— Problem statement —
Images are not part of the copy; transcribe all the data exactly.

— Source material —
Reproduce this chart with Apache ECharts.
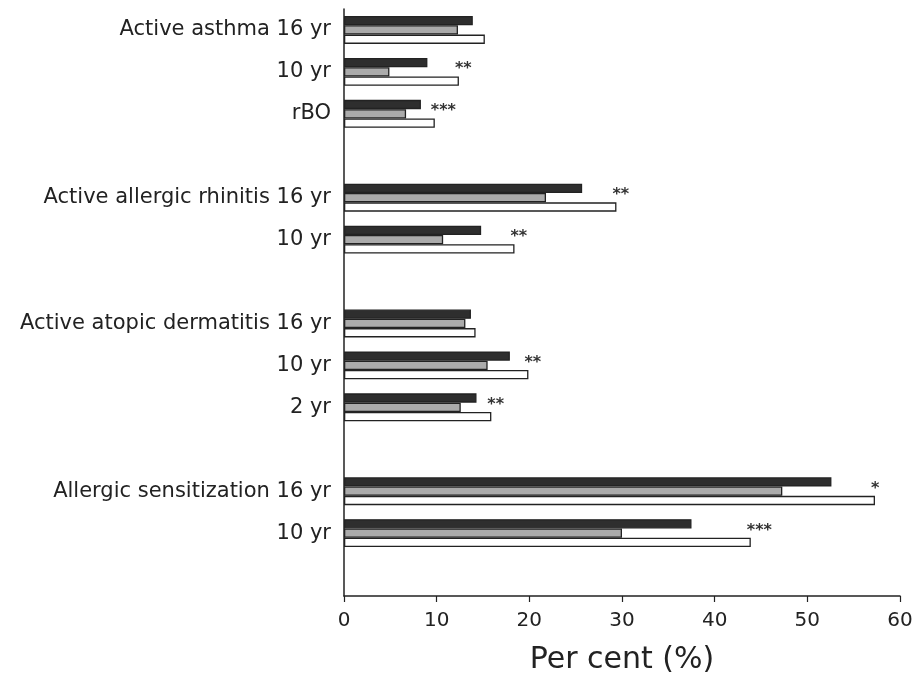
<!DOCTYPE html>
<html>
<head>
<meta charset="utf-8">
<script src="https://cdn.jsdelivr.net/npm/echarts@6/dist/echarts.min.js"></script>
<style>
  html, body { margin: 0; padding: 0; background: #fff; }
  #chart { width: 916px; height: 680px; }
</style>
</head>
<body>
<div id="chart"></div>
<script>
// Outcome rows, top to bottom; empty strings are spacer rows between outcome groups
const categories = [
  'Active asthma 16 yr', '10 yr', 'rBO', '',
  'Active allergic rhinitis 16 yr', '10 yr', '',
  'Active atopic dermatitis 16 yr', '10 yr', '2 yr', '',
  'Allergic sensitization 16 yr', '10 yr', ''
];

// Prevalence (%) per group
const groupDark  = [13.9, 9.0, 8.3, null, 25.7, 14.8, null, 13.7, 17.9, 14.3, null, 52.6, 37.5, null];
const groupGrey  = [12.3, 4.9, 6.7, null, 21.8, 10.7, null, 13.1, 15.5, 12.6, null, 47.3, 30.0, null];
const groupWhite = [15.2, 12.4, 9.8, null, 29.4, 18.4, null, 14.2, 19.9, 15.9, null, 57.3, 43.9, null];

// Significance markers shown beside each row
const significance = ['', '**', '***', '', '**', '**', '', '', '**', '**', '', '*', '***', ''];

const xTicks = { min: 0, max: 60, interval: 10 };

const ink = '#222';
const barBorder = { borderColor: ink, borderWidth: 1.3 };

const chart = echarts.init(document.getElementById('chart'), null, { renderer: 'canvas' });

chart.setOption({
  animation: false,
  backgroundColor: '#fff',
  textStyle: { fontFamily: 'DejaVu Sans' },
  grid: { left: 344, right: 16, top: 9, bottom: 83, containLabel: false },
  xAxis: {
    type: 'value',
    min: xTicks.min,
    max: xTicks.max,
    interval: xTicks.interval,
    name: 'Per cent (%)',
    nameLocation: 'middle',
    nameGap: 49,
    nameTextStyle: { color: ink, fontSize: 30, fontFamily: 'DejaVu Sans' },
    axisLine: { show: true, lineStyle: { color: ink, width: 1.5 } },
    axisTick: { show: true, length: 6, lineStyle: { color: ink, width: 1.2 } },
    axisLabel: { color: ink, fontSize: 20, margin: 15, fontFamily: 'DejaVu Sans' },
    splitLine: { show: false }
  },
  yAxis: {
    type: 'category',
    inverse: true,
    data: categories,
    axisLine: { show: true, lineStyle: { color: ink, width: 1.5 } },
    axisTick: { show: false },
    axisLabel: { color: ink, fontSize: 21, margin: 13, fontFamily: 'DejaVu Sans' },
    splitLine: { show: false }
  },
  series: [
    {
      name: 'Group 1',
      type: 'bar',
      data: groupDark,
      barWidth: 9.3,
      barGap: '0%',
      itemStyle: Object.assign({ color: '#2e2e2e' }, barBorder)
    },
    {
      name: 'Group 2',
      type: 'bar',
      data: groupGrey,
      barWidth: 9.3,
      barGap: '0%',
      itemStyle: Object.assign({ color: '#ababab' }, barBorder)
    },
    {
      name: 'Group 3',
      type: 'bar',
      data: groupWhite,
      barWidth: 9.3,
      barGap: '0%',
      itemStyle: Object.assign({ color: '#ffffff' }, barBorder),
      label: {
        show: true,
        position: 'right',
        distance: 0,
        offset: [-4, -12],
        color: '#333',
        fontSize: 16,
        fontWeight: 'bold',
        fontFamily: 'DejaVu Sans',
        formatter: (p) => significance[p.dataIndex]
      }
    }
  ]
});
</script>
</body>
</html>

— Response to this exercise —
Reproduce this chart with Apache ECharts.
<!DOCTYPE html>
<html>
<head>
<meta charset="utf-8">
<script src="https://cdn.jsdelivr.net/npm/echarts@6/dist/echarts.min.js"></script>
<style>
  html, body { margin: 0; padding: 0; background: #fff; }
  #chart { width: 916px; height: 680px; }
</style>
</head>
<body>
<div id="chart"></div>
<script>
// Outcome rows, top to bottom; empty strings are spacer rows between outcome groups
const categories = [
  'Active asthma 16 yr', '10 yr', 'rBO', '',
  'Active allergic rhinitis 16 yr', '10 yr', '',
  'Active atopic dermatitis 16 yr', '10 yr', '2 yr', '',
  'Allergic sensitization 16 yr', '10 yr', ''
];

// Prevalence (%) per group
const groupDark  = [13.9, 9.0, 8.3, null, 25.7, 14.8, null, 13.7, 17.9, 14.3, null, 52.6, 37.5, null];
const groupGrey  = [12.3, 4.9, 6.7, null, 21.8, 10.7, null, 13.1, 15.5, 12.6, null, 47.3, 30.0, null];
const groupWhite = [15.2, 12.4, 9.8, null, 29.4, 18.4, null, 14.2, 19.9, 15.9, null, 57.3, 43.9, null];

// Significance markers shown beside each row
const significance = ['', '**', '***', '', '**', '**', '', '', '**', '**', '', '*', '***', ''];

const xTicks = { min: 0, max: 60, interval: 10 };

const ink = '#222';
const barBorder = { borderColor: ink, borderWidth: 1.3 };

const chart = echarts.init(document.getElementById('chart'), null, { renderer: 'canvas' });

chart.setOption({
  animation: false,
  backgroundColor: '#fff',
  textStyle: { fontFamily: 'DejaVu Sans' },
  grid: { left: 344, right: 16, top: 9, bottom: 83, containLabel: false },
  xAxis: {
    type: 'value',
    min: xTicks.min,
    max: xTicks.max,
    interval: xTicks.interval,
    name: 'Per cent (%)',
    nameLocation: 'middle',
    nameGap: 49,
    nameTextStyle: { color: ink, fontSize: 30, fontFamily: 'DejaVu Sans' },
    axisLine: { show: true, lineStyle: { color: ink, width: 1.5 } },
    axisTick: { show: true, length: 6, lineStyle: { color: ink, width: 1.2 } },
    axisLabel: { color: ink, fontSize: 20, margin: 15, fontFamily: 'DejaVu Sans' },
    splitLine: { show: false }
  },
  yAxis: {
    type: 'category',
    inverse: true,
    data: categories,
    axisLine: { show: true, lineStyle: { color: ink, width: 1.5 } },
    axisTick: { show: false },
    axisLabel: { color: ink, fontSize: 21, margin: 13, fontFamily: 'DejaVu Sans' },
    splitLine: { show: false }
  },
  series: [
    {
      name: 'Group 1',
      type: 'bar',
      data: groupDark,
      barWidth: 9.3,
      barGap: '0%',
      itemStyle: Object.assign({ color: '#2e2e2e' }, barBorder)
    },
    {
      name: 'Group 2',
      type: 'bar',
      data: groupGrey,
      barWidth: 9.3,
      barGap: '0%',
      itemStyle: Object.assign({ color: '#ababab' }, barBorder)
    },
    {
      name: 'Group 3',
      type: 'bar',
      data: groupWhite,
      barWidth: 9.3,
      barGap: '0%',
      itemStyle: Object.assign({ color: '#ffffff' }, barBorder),
      label: {
        show: true,
        position: 'right',
        distance: 0,
        offset: [-4, -12],
        color: '#333',
        fontSize: 16,
        fontWeight: 'bold',
        fontFamily: 'DejaVu Sans',
        formatter: (p) => significance[p.dataIndex]
      }
    }
  ]
});
</script>
</body>
</html>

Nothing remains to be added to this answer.